Santa Barbara Sheriff’s Dept. Operations Commander Deborah Linden said although preventive measures should be taken to ensure safety, rape is never the fault of the victim.

“Sexual assault is always the fault of the offender. With all this talk of preventive measures, it is key to convey that the victim is never to blame,” she said. “As a community, we need to put road blocks in the way of the predators. The reality of where we live is that we can’t give these opportunities to predators. That’s what [Isla Vista] is to them – an opportunity.”

Linden said locking doors and other safety precautions are an effective deterrent to criminals.

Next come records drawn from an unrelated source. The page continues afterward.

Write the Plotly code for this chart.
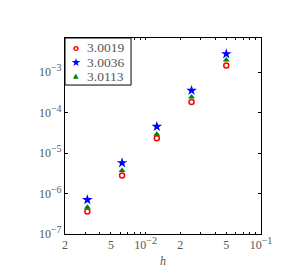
import plotly.graph_objects as go
import numpy as np

h = [3.125e-3, 6.25e-3, 1.25e-2, 2.5e-2, 5e-2]
err_a = [3.6e-7, 2.8e-6, 2.3e-5, 1.83e-4, 1.45e-3]   # 3.0019
err_b = [7.0e-7, 5.7e-6, 4.5e-5, 3.5e-4, 2.8e-3]     # 3.0036
err_c = [4.6e-7, 3.7e-6, 2.9e-5, 2.43e-4, 1.97e-3]   # 3.0113
names = ["3.0019", "3.0036", "3.0113"]
colors = ["red", "blue", "green"]
legend_glyphs = ["<b>o</b>", "★", "▲"]

x_tickvals = [2e-3, 5e-3, 1e-2, 2e-2, 5e-2, 1e-1]
x_ticktext = ["2", "5", "10<sup><span style='font-size:10px'>−2</span></sup>",
              "2", "5", "10<sup><span style='font-size:10px'>−1</span></sup>"]
x_minor_vals = [3e-3, 4e-3, 6e-3, 7e-3, 8e-3, 9e-3,
                3e-2, 4e-2, 6e-2, 7e-2, 8e-2, 9e-2]
y_tickvals = [1e-7, 1e-6, 1e-5, 1e-4, 1e-3]
y_ticktext = ["10<sup><span style='font-size:10px'>−%d</span></sup>" % k
              for k in [7, 6, 5, 4, 3]]

font = "Liberation Serif, DejaVu Serif, serif"
grey = "#555555"

fig = go.Figure()
fig.add_trace(go.Scatter(x=h, y=err_a, mode="markers", name=names[0],
                         marker=dict(symbol="circle-open", size=5, color=colors[0],
                                     line=dict(width=1.5, color=colors[0]))))
fig.add_trace(go.Scatter(x=h, y=err_b, mode="markers", name=names[1],
                         marker=dict(symbol="star", size=8, color=colors[1],
                                     line=dict(width=0))))
fig.add_trace(go.Scatter(x=h, y=err_c, mode="markers", name=names[2],
                         marker=dict(symbol="triangle-up", size=6, color=colors[2],
                                     line=dict(width=0))))

# compact legend (box + glyphs + labels)
fig.add_shape(type="rect", xref="paper", yref="paper",
              x0=0, x1=0.337, y0=0.76, y1=1,
              line=dict(color="black", width=1), fillcolor="white", layer="above")
row_y = [0.949, 0.877, 0.806]
glyph_sizes = [9, 11, 7]
for i in range(3):
    fig.add_annotation(xref="paper", yref="paper", x=0.054, y=row_y[i],
                       text=legend_glyphs[i], showarrow=False,
                       xanchor="center", yanchor="middle",
                       font=dict(family="DejaVu Sans", size=glyph_sizes[i], color=colors[i]))
    fig.add_annotation(xref="paper", yref="paper", x=0.1, y=row_y[i],
                       text=names[i], showarrow=False,
                       xanchor="left", yanchor="middle",
                       font=dict(family=font, size=13.5, color=grey))

fig.add_annotation(xref="paper", yref="paper", x=0.5, y=-0.138,
                   text="<i>h</i>", showarrow=False,
                   xanchor="center", yanchor="middle",
                   font=dict(family=font, size=12, color=grey))

fig.update_layout(
    width=289, height=273,
    margin=dict(l=57, r=36, t=30, b=47),
    paper_bgcolor="white", plot_bgcolor="white",
    font=dict(family=font, size=12, color=grey),
    showlegend=False,
    xaxis=dict(type="log", range=[np.log10(2e-3), -1],
               tickvals=x_tickvals, ticktext=x_ticktext,
               ticks="inside", ticklen=2, tickcolor="black",
               tickfont=dict(family=font, size=12, color=grey),
               minor=dict(tickvals=x_minor_vals, ticks="inside", ticklen=2,
                          tickcolor="black", showgrid=False),
               showline=True, linecolor="black", linewidth=1, mirror="ticks",
               showgrid=False, zeroline=False),
    yaxis=dict(type="log", range=[-7, -2.16],
               tickvals=y_tickvals, ticktext=y_ticktext,
               ticks="inside", ticklen=3, tickcolor="black",
               tickfont=dict(family=font, size=12, color=grey),
               showline=True, linecolor="black", linewidth=1, mirror="ticks",
               showgrid=False, zeroline=False),
)

fig.write_html("out.html")
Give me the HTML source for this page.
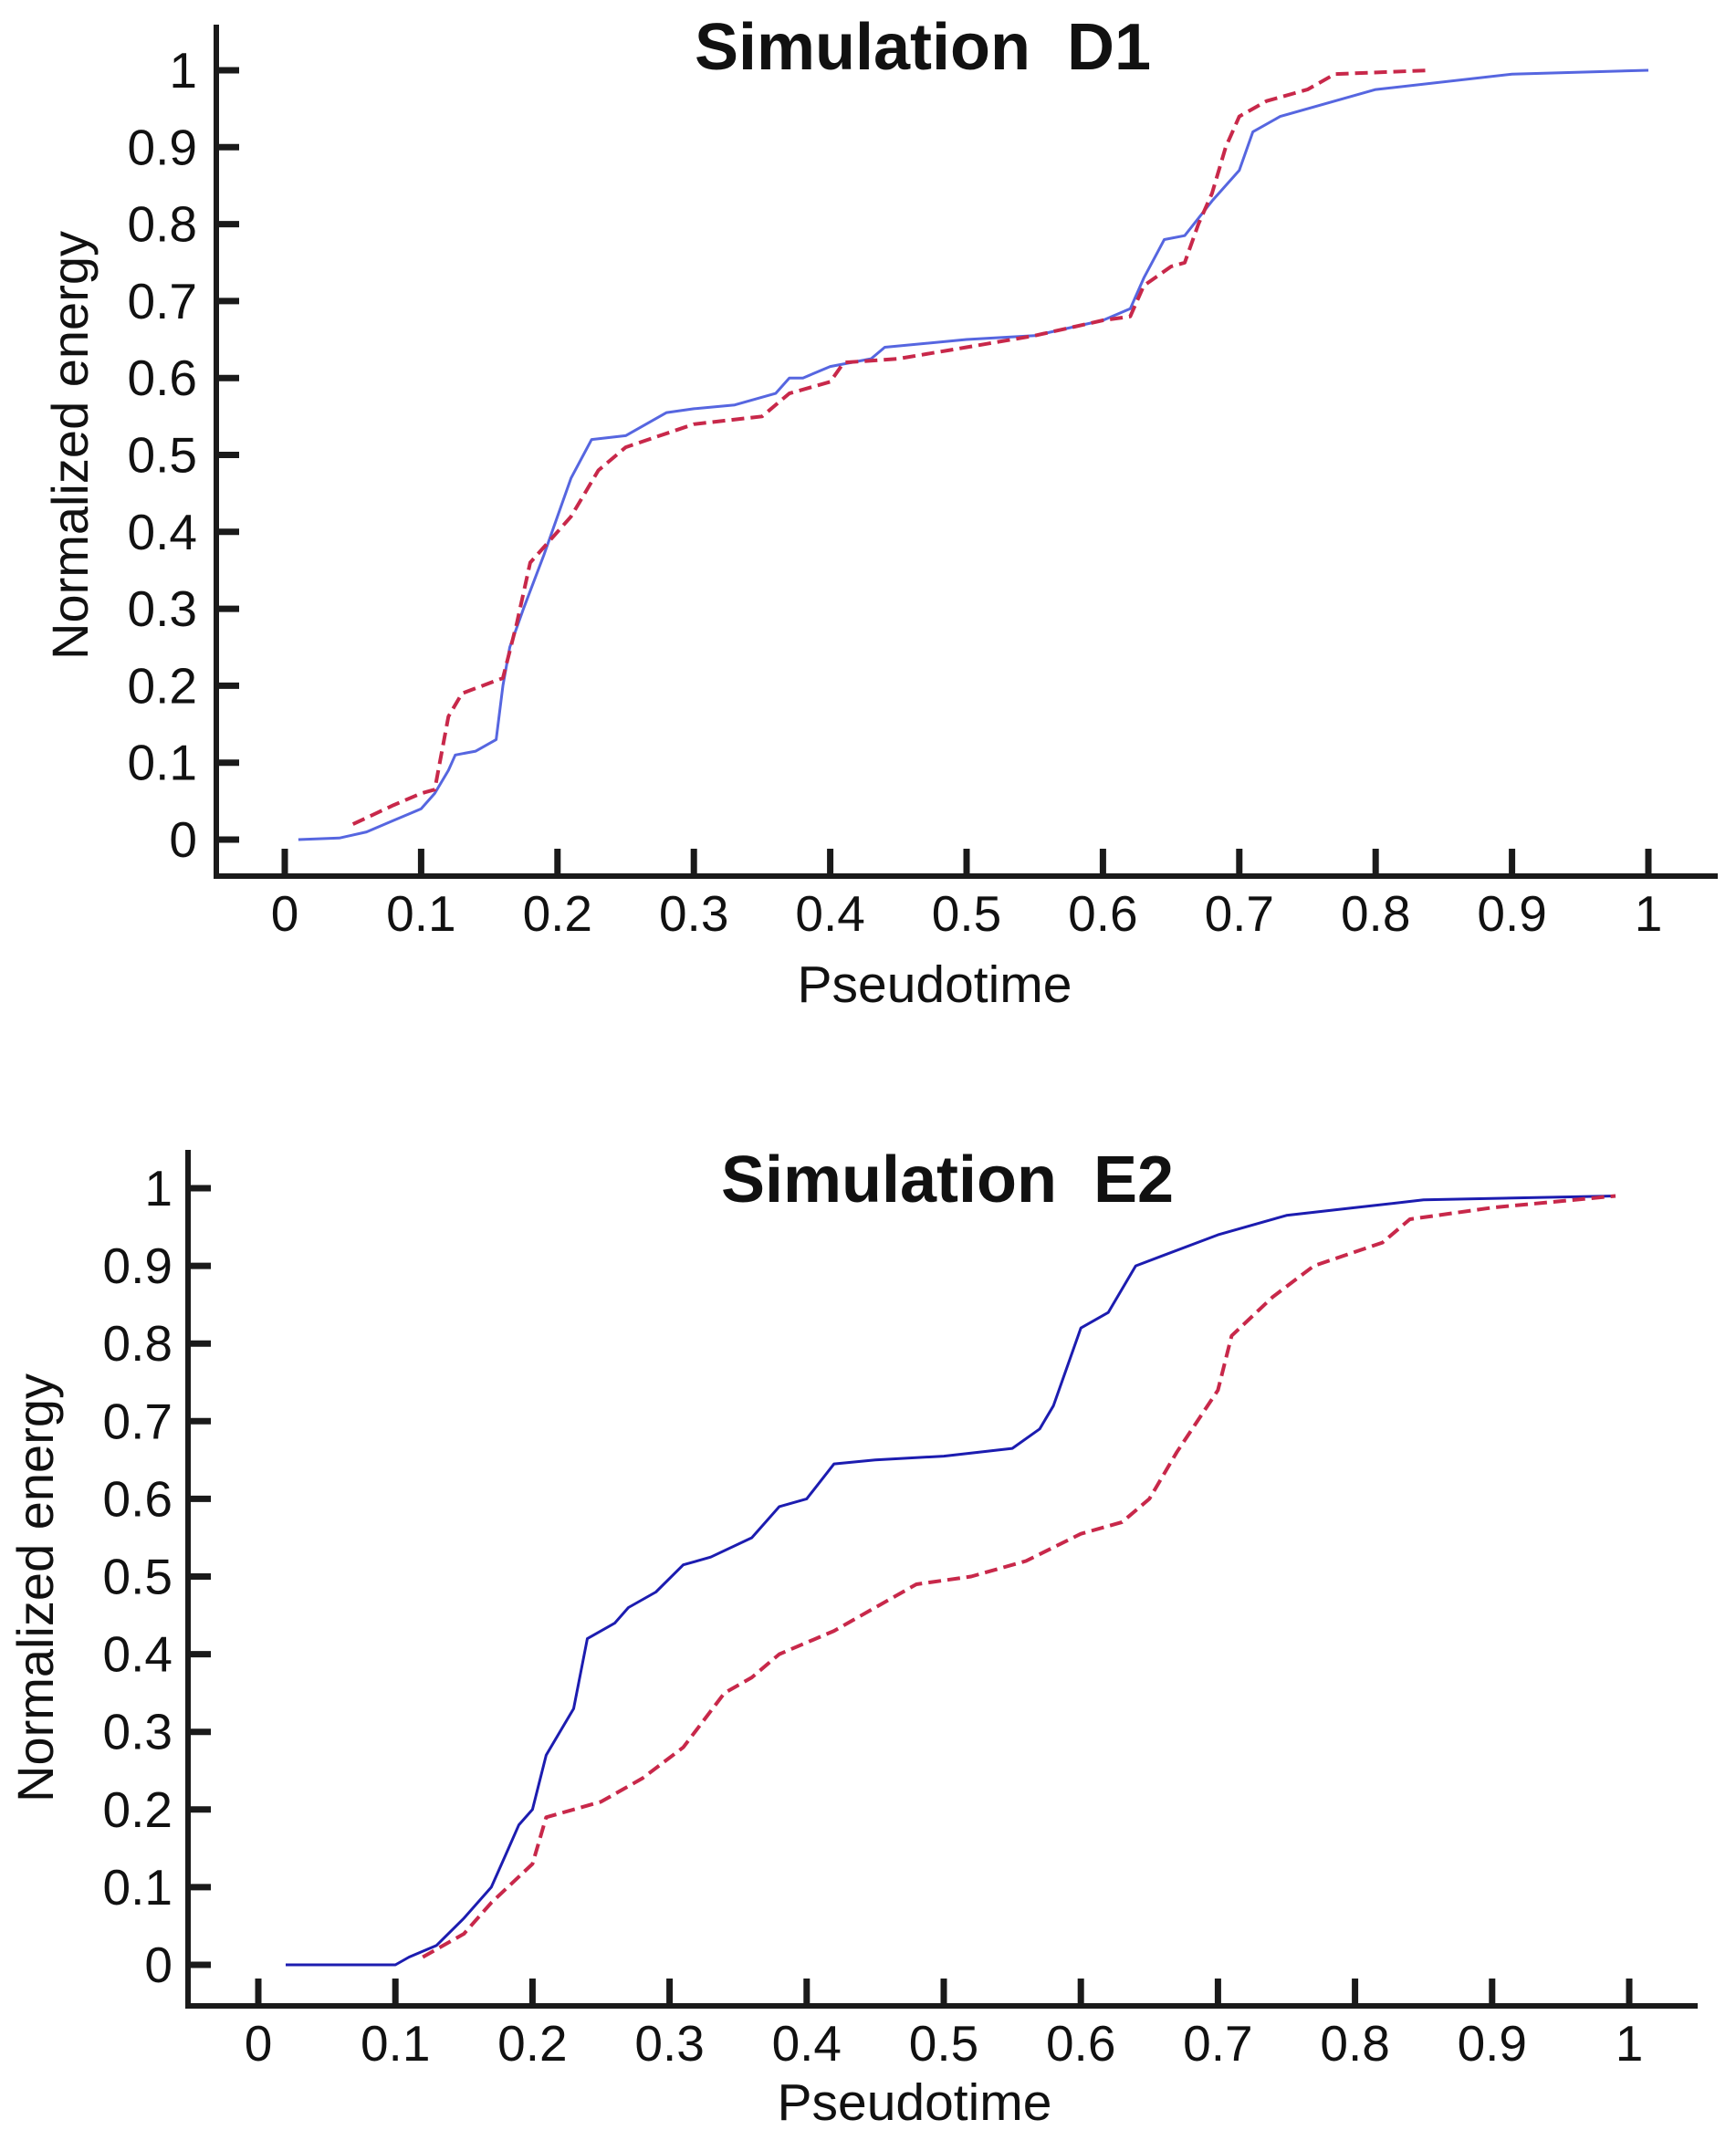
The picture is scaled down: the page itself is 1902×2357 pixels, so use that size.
<!DOCTYPE html>
<html><head><meta charset="utf-8">
<style>
html,body{margin:0;padding:0;background:#fff;}
svg{display:block;}
text{font-family:"Liberation Sans",Arial,sans-serif;fill:#111;}
</style></head>
<body>
<svg id="fig" width="1902" height="2357" viewBox="0 0 1902 2357" xmlns="http://www.w3.org/2000/svg"></svg>
<script>
// ---------- data ----------
const xTicks = [0,0.1,0.2,0.3,0.4,0.5,0.6,0.7,0.8,0.9,1];
const yTicks = [0,0.1,0.2,0.3,0.4,0.5,0.6,0.7,0.8,0.9,1];
const xTickLabels = ["0","0.1","0.2","0.3","0.4","0.5","0.6","0.7","0.8","0.9","1"];
const yTickLabels = ["0","0.1","0.2","0.3","0.4","0.5","0.6","0.7","0.8","0.9","1"];

const d1BlueX = [0.01,0.04,0.06,0.08,0.1,0.11,0.12,0.125,0.14,0.155,0.16,0.165,0.175,0.19,0.2,0.21,0.225,0.25,0.28,0.3,0.33,0.36,0.37,0.38,0.4,0.43,0.44,0.5,0.55,0.6,0.62,0.63,0.645,0.66,0.68,0.7,0.71,0.73,0.8,0.9,1.0];
const d1BlueY = [0,0.002,0.01,0.025,0.04,0.06,0.09,0.11,0.115,0.13,0.2,0.25,0.3,0.37,0.42,0.47,0.52,0.525,0.555,0.56,0.565,0.58,0.6,0.6,0.615,0.625,0.64,0.65,0.655,0.675,0.69,0.73,0.78,0.785,0.83,0.87,0.92,0.94,0.975,0.995,1.0];
const d1RedX = [0.05,0.08,0.1,0.11,0.12,0.13,0.16,0.17,0.18,0.2,0.21,0.23,0.25,0.3,0.35,0.37,0.4,0.41,0.45,0.5,0.55,0.6,0.62,0.63,0.65,0.66,0.67,0.68,0.69,0.7,0.72,0.75,0.77,0.84];
const d1RedY = [0.02,0.045,0.06,0.065,0.16,0.19,0.21,0.28,0.36,0.4,0.42,0.48,0.51,0.54,0.55,0.58,0.595,0.62,0.625,0.64,0.655,0.675,0.68,0.72,0.745,0.75,0.8,0.84,0.9,0.94,0.96,0.975,0.995,1.0];

const e2BlueX = [0.02,0.1,0.11,0.13,0.15,0.17,0.18,0.19,0.2,0.21,0.23,0.24,0.26,0.27,0.29,0.31,0.33,0.36,0.38,0.4,0.42,0.45,0.5,0.55,0.57,0.58,0.6,0.62,0.64,0.7,0.75,0.8,0.85,0.99];
const e2BlueY = [0,0,0.01,0.025,0.06,0.1,0.14,0.18,0.2,0.27,0.33,0.42,0.44,0.46,0.48,0.515,0.525,0.55,0.59,0.6,0.645,0.65,0.655,0.665,0.69,0.72,0.82,0.84,0.9,0.94,0.965,0.975,0.985,0.99];
const e2RedX = [0.12,0.15,0.17,0.2,0.21,0.23,0.25,0.28,0.31,0.34,0.36,0.38,0.42,0.45,0.48,0.52,0.56,0.6,0.63,0.65,0.67,0.7,0.71,0.74,0.77,0.82,0.84,0.9,0.99];
const e2RedY = [0.01,0.04,0.08,0.13,0.19,0.2,0.21,0.24,0.28,0.35,0.37,0.4,0.43,0.46,0.49,0.5,0.52,0.555,0.57,0.6,0.66,0.74,0.81,0.86,0.9,0.93,0.96,0.975,0.99];

// ---------- drawing ----------
const NS = "http://www.w3.org/2000/svg";
const svg = document.getElementById('fig');
function mk(tag, attrs, parent){
  const e = document.createElementNS(NS, tag);
  for (const k in attrs) e.setAttribute(k, attrs[k]);
  (parent||svg).appendChild(e);
  return e;
}

function drawPanel(p){
  const g = mk('g', {});
  
  
  const sx = v => p.x0 + v*(p.x1-p.x0);
  const sy = v => p.y0 + v*(p.y1-p.y0);

  const ya = mk('line', {x1:p.ax, y1:p.axTop, x2:p.ax, y2:p.ay+3, stroke:'#1a1a1a','stroke-width':6}, g);
  
  
  const xa = mk('line', {x1:p.ax-3, y1:p.ay, x2:p.axRight, y2:p.ay, stroke:'#1a1a1a','stroke-width':6}, g);
  
  

  xTicks.forEach((v,i)=>{
    const t = mk('line', {x1:sx(v), y1:p.ay, x2:sx(v), y2:p.ay-30, stroke:'#1a1a1a','stroke-width':7}, g);
    
    
    const l = mk('text', {x:sx(v), y:p.xLabelY, 'text-anchor':'middle','font-size':55}, g);
    l.textContent = xTickLabels[i];
    
    
  });
  yTicks.forEach((v,i)=>{
    const t = mk('line', {x1:p.ax, y1:sy(v), x2:p.ax+25, y2:sy(v), stroke:'#1a1a1a','stroke-width':7}, g);
    
    
    const l = mk('text', {x:p.yLabelRight, y:sy(v)+19, 'text-anchor':'end','font-size':55}, g);
    l.textContent = yTickLabels[i];
    
    
  });

  const title = mk('text', {x:p.titleX, y:p.titleY, 'text-anchor':'middle','font-size':72,'font-weight':'bold'}, g);
  title.textContent = p.title;
  
  

  const xt = mk('text', {x:p.xTitleX, y:p.xTitleY, 'text-anchor':'middle','font-size':57}, g);
  xt.textContent = 'Pseudotime';
  
  

  const yt = mk('text', {x:0, y:0, 'text-anchor':'middle','font-size':56, transform:`translate(${p.yTitleX},${p.yTitleY}) rotate(-90)`}, g);
  yt.textContent = 'Normalized energy';
  
  

  function series(xs, ys, color, dash, w, name){
    const d = xs.map((x,i)=>(i?'L':'M')+sx(x).toFixed(1)+' '+sy(ys[i]).toFixed(1)).join(' ');
    const path = mk('path', {d:d, fill:'none', stroke:color, 'stroke-width':w, 'stroke-linejoin':'round'}, g);
    if (dash) path.setAttribute('stroke-dasharray', dash);
    
    
  }
  series(p.blueX, p.blueY, p.blueColor, null, 3, 'blue-series-line');
  series(p.redX, p.redY, '#c8284a', '14 7', 4, 'red-dashed-series-line');
}

drawPanel({name:'panel-simulation-d1', title:'Simulation\u00a0 D1',
  ax:237, axTop:27, ay:960, axRight:1882,
  x0:312, x1:1806, y0:920, y1:77,
  xLabelY:1020, yLabelRight:216,
  titleX:1011, titleY:76, xTitleX:1024, xTitleY:1098, yTitleX:96, yTitleY:488,
  blueX:d1BlueX, blueY:d1BlueY, redX:d1RedX, redY:d1RedY, blueColor:'#5666e0'});

drawPanel({name:'panel-simulation-e2', title:'Simulation\u00a0 E2',
  ax:206, axTop:1260, ay:2198, axRight:1860,
  x0:283, x1:1785, y0:2153, y1:1302,
  xLabelY:2258, yLabelRight:189,
  titleX:1038, titleY:1317, xTitleX:1002, xTitleY:2323, yTitleX:58, yTitleY:1740,
  blueX:e2BlueX, blueY:e2BlueY, redX:e2RedX, redY:e2RedY, blueColor:'#1c1cb0'});
</script>
</body></html>
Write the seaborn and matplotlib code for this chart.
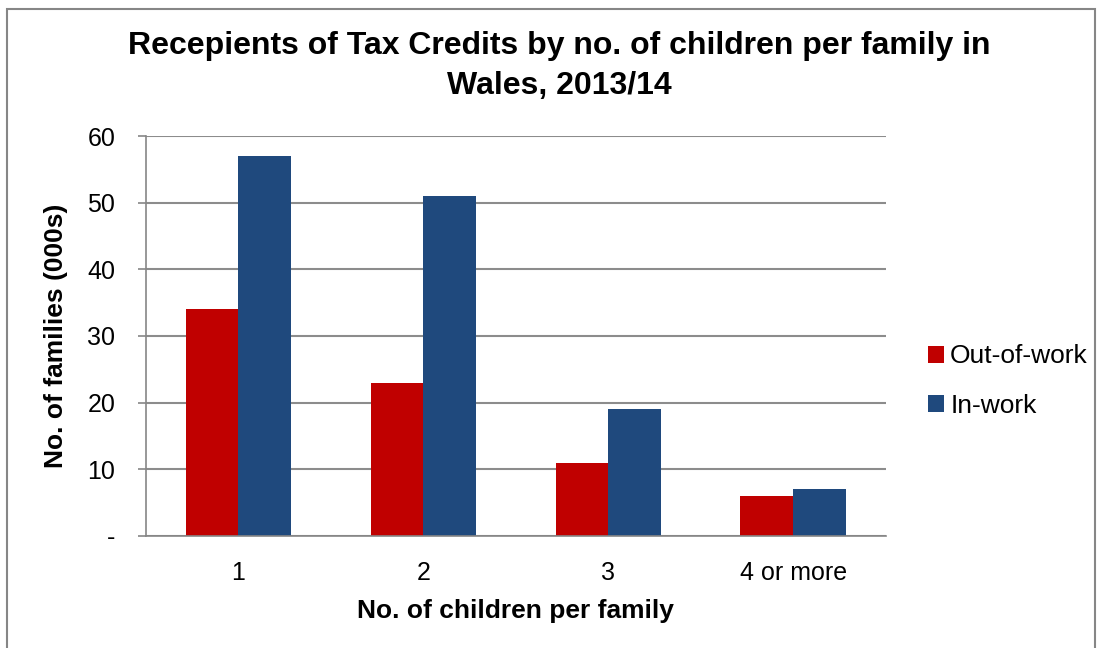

“Lock your doors, don’t walk around alone at night; the community should help each other out. A major problem is that a lot of people leave the door unlocked for their roommates; you should leave a key with a neighbor or make more copies of your keys,” she said. “Criminals are going to look for the easiest opportunity. They don’t want to be caught. They want to find a location that offers the least resistance.”

Mosely said women also have to be aware of the danger of acquaintance rape, despite the recent predator attacks.

“These kind of [predator] rapes are fairly rare in our community. We’ve also had three acquaintance assaults reported to the [Women’s Center] these past two weeks,” she said. “Acquaintance rapes are not reported as often to law enforcement, so the numbers are higher than they seem.”

Isla Vista Foot Patrol Lt. Russ Birchim said peeping is prevalent in I.V., and women should draw their blinds at night.

“We’ve got a lot of problems with peepers out here. Women should draw their drapes, keep the lights off while undressing. You just have to be careful,” he said.

3rd District Supervisor Gail Marshall said residents should be in a position to make responsible decisions

“Something I always stress to my kids is to be in control of the situation at all times. If you’re in control, then you can control what’s going on, but if you’re not in control, then you cannot control what happens to you as easily,” she said.

Linden said when alcohol is involved, victims usually blame themselves for the assault and are reluctant to report the incident to law enforcement.

“Alcohol is a big one — [do not] drink to the point when you are unable to make decisions. But still victims cannot blame themselves. A rape is a rape is a rape. We want them to report it because otherwise we can’t catch them,” she said. “Laws will protect the confidentiality of rape victims, and officers go through a lot of special training to handle cases.”